# Online Daily Mail Today



## Jane D (Apr 16, 2007)

Just logged on to see their web version and saw that they had put out a story saying that the family who died in Fordingbridge had undergone IVF treatment and were suggesting that this has contributed to their debt which may have been a catalyst for the tragic events that occurred.  They had quoted IVF as costing the couple £10,000.  There was a good response on the readers comments from a person who was lambasting the Daily Mail for quoting £10,000  for IVF which apparently is what they always quote.

Jane


----------



## ☼♥ Minxy ♥☼ © (Jan 13, 2005)

Hmmmm I'm not sure about this.  My cousin and his girlfriend live 5 doors down from where this happened and knew the couple and their children (not friends but knew to chat to).  Terribly sad   

I've no idea about whether they had IVF or not though.  I'm sure the DM just loves anything sensational like this if there is any truth to them having had IVF....something so tragic used to lambast IVF again.   

N x


----------



## Miranda7 (Feb 12, 2007)

I work for the local paper there - the Forest Journal, and I was going to try and do something on the IVF link, to try and correct the Sun and the Mail's sensationalist articles.

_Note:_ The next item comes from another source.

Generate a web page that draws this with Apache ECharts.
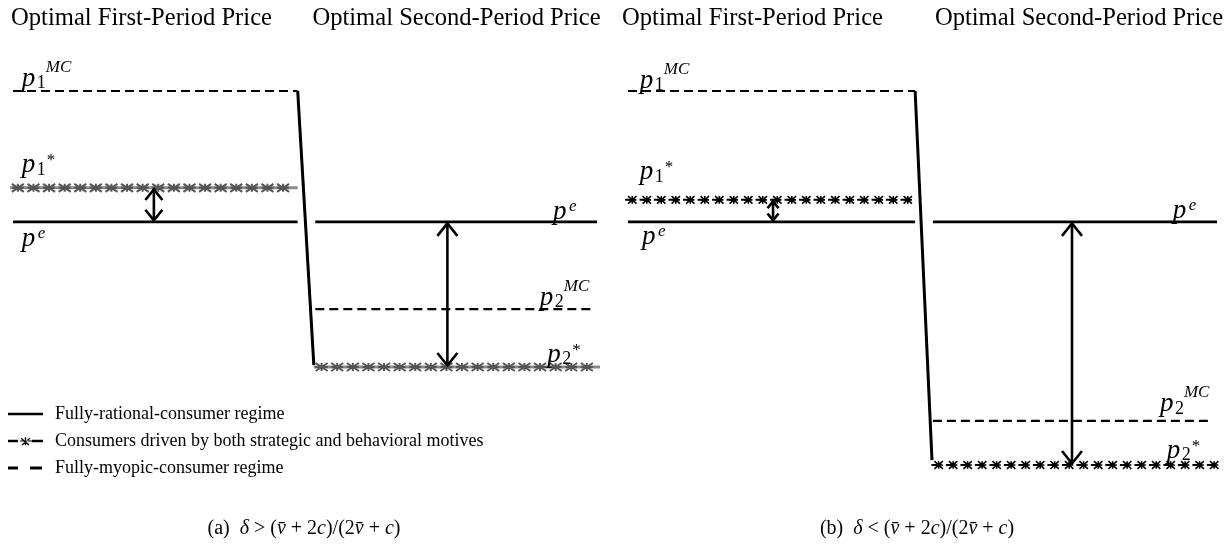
<!DOCTYPE html>
<html><head><meta charset="utf-8">
<script src="https://cdn.jsdelivr.net/npm/echarts@6/dist/echarts.min.js"></script>
<style>html,body{margin:0;padding:0;background:#fff}#c{width:1225px;height:546px}</style>
</head><body><div id="c"></div>
<script>
// ---------------- data ----------------
const headerLabels = ['Optimal First-Period Price', 'Optimal Second-Period Price'];
const regimeNames = ['Fully-rational-consumer regime',
  'Consumers driven by both strategic and behavioral motives',
  'Fully-myopic-consumer regime'];
const captionTags = ['(a)', '(b)'];
const captionSigns = ['>', '<'];
// price levels on a relative scale: p1MC, p1*, pe, p2MC, p2*
const levelsA = [10, 7.41, 6.50, 4.17, 2.62];
const levelsB = [10, 7.09, 6.50, 1.18, 0.00];
// time spans (0..1 first period, 1..2 second period)
const spanP1MC = [0, 0.97];
const spanP1Star = [-0.01, 0.97];
const spanPe1 = [0, 0.97];
const spanPe2 = [1.03, 1.99];
const spanP2MC = [1.03, 1.97];
const spanP2Star = [1.025, 2.0];
// price drop between periods: [x at bottom, level at bottom]
const dropBottomA = [1.025, 2.67];
const dropBottomB = [1.027, 0.13];
// double arrows: x positions (first, second period)
const arrowXA = [0.48, 1.48];
const arrowXB = [0.49, 1.50];
// label texts: [base, subscript, superscript]
const labelTexts = [['p', '1', 'MC'], ['p', '1', '*'], ['p', '', 'e'], ['p', '', 'e'], ['p', '2', 'MC'], ['p', '2', '*']];

// ---------------- layout (styles / placement) ----------------
const SERIF = '"Liberation Serif", "Times New Roman", serif';
// label anchors: [x in data units, level index, baseline offset px]
const labelPlaceA = [[0.03, 0, -8], [0.03, 1, -18], [0.03, 2, 22], [1.84, 2, -5], [1.795, 3, -7], [1.82, 4, -8]];
const labelPlaceB = [[0.04, 0, -6], [0.04, 1, -23], [0.047, 2, 20], [1.84, 2, -6], [1.797, 3, -12], [1.82, 4, -10]];

const chart = echarts.init(document.getElementById('c'));

function solidRender(params, api) {
  const a = api.coord([api.value(0), api.value(2)]);
  const b = api.coord([api.value(1), api.value(3)]);
  const slant = api.value(2) !== api.value(3);
  return {type: 'line', shape: {x1: a[0], y1: a[1], x2: b[0], y2: b[1]},
    style: {stroke: '#000', lineWidth: slant ? 3 : 2.6}};
}
function dashedRender(params, api) {
  const a = api.coord([api.value(0), api.value(2)]);
  const b = api.coord([api.value(1), api.value(3)]);
  return {type: 'line', shape: {x1: a[0], y1: a[1], x2: b[0], y2: b[1]},
    style: {stroke: '#000', lineWidth: 2.2, lineDash: [9, 5]}};
}
function starRender(panel) {
  const gray = panel === 0;
  const step = gray ? 15.6 : 14.5;
  return function (params, api) {
    const a = api.coord([api.value(0), api.value(2)]);
    const b = api.coord([api.value(1), api.value(3)]);
    const y = a[1];
    let d = '';
    const hw = gray ? 6 : 4.2, hh = gray ? 4 : 3.8;
    for (let x = a[0] + step / 2; x <= b[0] - 2; x += step) {
      d += `M${x - hw},${y - hh}L${x + hw},${y + hh}M${x - hw},${y + hh}L${x + hw},${y - hh}`;
      d += `M${x},${y - hh}L${x},${y + hh}M${x - hw},${y}L${x + hw},${y}`;
    }
    return {type: 'group', children: [
      {type: 'line', shape: {x1: a[0], y1: y, x2: b[0], y2: y},
        style: gray ? {stroke: '#8a8a8a', lineWidth: 3} : {stroke: '#000', lineWidth: 2, lineDash: [6, 8.5]}},
      {type: 'path', shape: {pathData: d},
        style: {stroke: gray ? '#555' : '#000', lineWidth: gray ? 2 : 1.6, fill: null}}
    ]};
  };
}
function arrowRender(params, api) {
  const t = api.coord([api.value(0), api.value(1)]);
  const b = api.coord([api.value(0), api.value(2)]);
  const len = b[1] - t[1];
  const w = Math.min(10, len * 0.25), h = w * 1.25;
  const x = t[0], y1 = t[1] + 1.5, y2 = b[1] - 1.5;
  return {type: 'group', children: [
    {type: 'line', shape: {x1: x, y1: y1, x2: x, y2: y2}, style: {stroke: '#000', lineWidth: 2.6}},
    {type: 'polyline', shape: {points: [[x - w, y1 + h], [x, y1], [x + w, y1 + h]]}, style: {stroke: '#000', lineWidth: 2.6, fill: null}},
    {type: 'polyline', shape: {points: [[x - w, y2 - h], [x, y2], [x + w, y2 - h]]}, style: {stroke: '#000', lineWidth: 2.6, fill: null}}
  ]};
}
// text placed by alphabetic baseline (bottom-aligned box, descent ~0.33em)
function txt(x, baseline, text, font, size) {
  return {type: 'text', x: x, y: baseline + 0.33 * size,
    style: {text: text, font: font + ' ' + size + 'px ' + SERIF, fill: '#000', verticalAlign: 'bottom', align: 'left'}};
}
function labelRender(params, api) {
  const p = api.coord([api.value(0), api.value(1)]);
  const t = labelTexts[api.value(2)];
  const x = p[0], base = p[1] + api.value(3);
  const kids = [txt(x, base, t[0], 'italic', 27)];
  if (t[1]) kids.push(txt(x + 15, base + 3, t[1], 'normal', 18));
  if (t[2] === 'MC') kids.push(txt(x + 24, base - 13, 'MC', 'italic', 17));
  else if (t[2] === 'e') kids.push(txt(x + 16, base - 7, 'e', 'italic', 17));
  else if (t[2] === '*') kids.push(txt(x + 25, base - 6, '*', 'normal', 17));
  return {type: 'group', children: kids};
}

const grids = [
  {left: 13, top: 91, width: 587, height: 374},
  {left: 628, top: 91, width: 592, height: 374}
];
const xAxes = grids.map((g, i) => ({type: 'value', gridIndex: i, min: 0, max: 2, show: false}));
const yAxes = grids.map((g, i) => ({type: 'value', gridIndex: i, min: 0, max: 10, show: false}));

const series = [];
[[levelsA, dropBottomA, arrowXA, labelPlaceA], [levelsB, dropBottomB, arrowXB, labelPlaceB]].forEach(([lv, drop, ax, lp], i) => {
  const common = {type: 'custom', xAxisIndex: i, yAxisIndex: i, silent: true, itemStyle: {color: '#000'}};
  series.push(Object.assign({}, common, {name: regimeNames[0], renderItem: solidRender, data: [
    [spanPe1[0], spanPe1[1], lv[2], lv[2]],
    [spanPe2[0], spanPe2[1], lv[2], lv[2]],
    [spanP1MC[1], drop[0], lv[0], drop[1]]
  ]}));
  series.push(Object.assign({}, common, {name: regimeNames[1], renderItem: starRender(i), data: [
    [spanP1Star[0], spanP1Star[1], lv[1], lv[1]],
    [spanP2Star[0], spanP2Star[1], lv[4], lv[4]]
  ]}));
  series.push(Object.assign({}, common, {name: regimeNames[2], renderItem: dashedRender, data: [
    [spanP1MC[0], spanP1MC[1], lv[0], lv[0]],
    [spanP2MC[0], spanP2MC[1], lv[3], lv[3]]
  ]}));
  series.push(Object.assign({}, common, {name: 'arrows', renderItem: arrowRender, data: [
    [ax[0], lv[1], lv[2]],
    [ax[1], lv[2], lv[4]]
  ]}));
  series.push(Object.assign({}, common, {name: 'labels', renderItem: labelRender,
    data: lp.map((q, k) => [q[0], lv[q[1]], k, q[2]])}));
});

const anchors = 'M0,0h0.01v0.01h-0.01ZM40,0h0.01v0.01h-0.01ZM0,14h0.01v0.01h-0.01ZM40,14h0.01v0.01h-0.01Z';
const iconSolid = 'path://' + anchors + 'M0,5.7H35V8.3H0Z';
const iconStar = 'path://' + anchors + 'M0,5.8H10V8.2H0ZM24,5.8H35V8.2H24Z' +
  'M13.5,3.8L21.5,10.6L20.5,11.4L12.5,4.6ZM21.5,3.8L13.5,10.6L14.5,11.4L22.5,4.6ZM16.8,3.2H18.2V11.2H16.8ZM12,6.4H24V7.6H12Z';
const iconDash = 'path://' + anchors + 'M0,5.6H10V8.4H0ZM22,5.6H34V8.4H22Z';

const hStyle = {fontFamily: SERIF, fontSize: 24.6, fontWeight: 'normal', color: '#000'};
const titles = [
  {text: headerLabels[0], left: 141.5, top: 6},
  {text: headerLabels[1], left: 456.5, top: 6},
  {text: headerLabels[0], left: 752.5, top: 6},
  {text: headerLabels[1], left: 1079, top: 6},
].map(t => Object.assign(t, {textAlign: 'center', padding: 0, textStyle: hStyle}));
const capStyle = {fontFamily: SERIF, fontSize: 20, fontWeight: 'normal', color: '#000',
  rich: {i: {fontFamily: SERIF, fontSize: 20, fontStyle: 'italic', color: '#000'}}};
[304, 917].forEach((cx, i) => {
  titles.push({text: captionTags[i] + '  {i|δ} ' + captionSigns[i] + ' ({i|v\u0304} + 2{i|c})/(2{i|v\u0304} + {i|c})',
    left: cx, top: 519, textAlign: 'center', padding: 0, textStyle: capStyle});
});

chart.setOption({
  animation: false,
  backgroundColor: '#fff',
  title: titles,
  grid: grids,
  xAxis: xAxes,
  yAxis: yAxes,
  legend: {
    orient: 'vertical', left: 8, top: 405, padding: 0, itemWidth: 40, itemHeight: 14, itemGap: 9,
    selectedMode: false,
    textStyle: {fontFamily: SERIF, fontSize: 18, color: '#000', padding: [0, 0, 0, 2]},
    data: [
      {name: regimeNames[0], icon: iconSolid},
      {name: regimeNames[1], icon: iconStar},
      {name: regimeNames[2], icon: iconDash}
    ]
  },
  series: series
});
</script></body></html>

My attempts cost £10,000, but only because DH needed an op too and I needed a high level of drugs - Andrew Case wouldn't have had a vasectomy, so I can't see where they get this £10k figure.

I dunno - it's so damn hard to write something once the national media have been all over it. It's been a horrible week with this story.


----------



## livity k (May 19, 2009)

If they had paid for IVF for both children it probably would have been about 10 grand,

So sad though and really awful, 

Livity


----------



## Miranda7 (Feb 12, 2007)

I'm pretty sure the Mail said it was £10,000 per cycle. But they pretty much always get it wrong when it comes to tx.


----------



## ☼♥ Minxy ♥☼ © (Jan 13, 2005)

Just back from a weekend away with my cousins.....one of their friends (who we saw at the weekend) is/was the cousin of the woman and not entirely sure where the IVF story came from !  It's all speculation and people selling stories for a bit of cash....apparently !  Just awful


----------



## Mish3434 (Dec 14, 2004)

☼♥ Minxy ♥☼ © said:


> Just back from a weekend away with my cousins.....one of their friends (who we saw at the weekend) is/was the cousin of the woman and not entirely sure where the IVF story came from ! It's all speculation and people selling stories for a bit of cash....apparently ! Just awful


It beggars belief that someone would sell a story like that!!


----------



## ☼♥ Minxy ♥☼ © (Jan 13, 2005)

I'm not entirely sure if someone actually said it was IVF....as I say, from what I can gather is that it's all speculation and all it takes is for one person to make a suggestion or hint and the media blows it out of proportion.  

What beggars belief is that my cousins, their neighbours and other friends/family of the family had journalists knocking on their doors all day, for a few days, until 9.30 at night asking detailed questions, irrespective of the fact their were small children around !  My cousins were really upset by everything and they're not even related   

Who knows the truth....none of us that's for certain !


----------



## Mish3434 (Dec 14, 2004)

It makes me laugh how the Daily Wail has yet again turned it into a IVF horror story.  I can quite imagine the press knocking at doors regardless to anyone's feelings or no matter who is around, a story to them is just simply a story and they have no morals into how they go about obtaining one


----------



## Miranda7 (Feb 12, 2007)

It was horrible on the day their bodies were discovered - within an HOUR of the discovery there was a Sky helicopter overhead and all the press were gathering. 

I'm one of them, but as the local weekly I couldn't get near anyone - because the nationals don't give a damn and don't have to go back the next week or the next year, so they push hard and leave.

The family have even given the media a spot outside at the funerals this Friday as they knew they wouldn't be able to stop them. I know I wouldn't be able to stomach that if it was me - I'd want one trustworthy member of the press to cover it and share their copy.

Poor buggers. I have no idea how they're surviving this.


----------



## Be Lucky (Mar 22, 2008)

It is so sad i couldnt read it.ther is more 2 it than 10k of debt.ther mus hav been an underlyin severe mental stress or illness 2 do sumthing like that.we will never know.the poor grandmother that found them


----------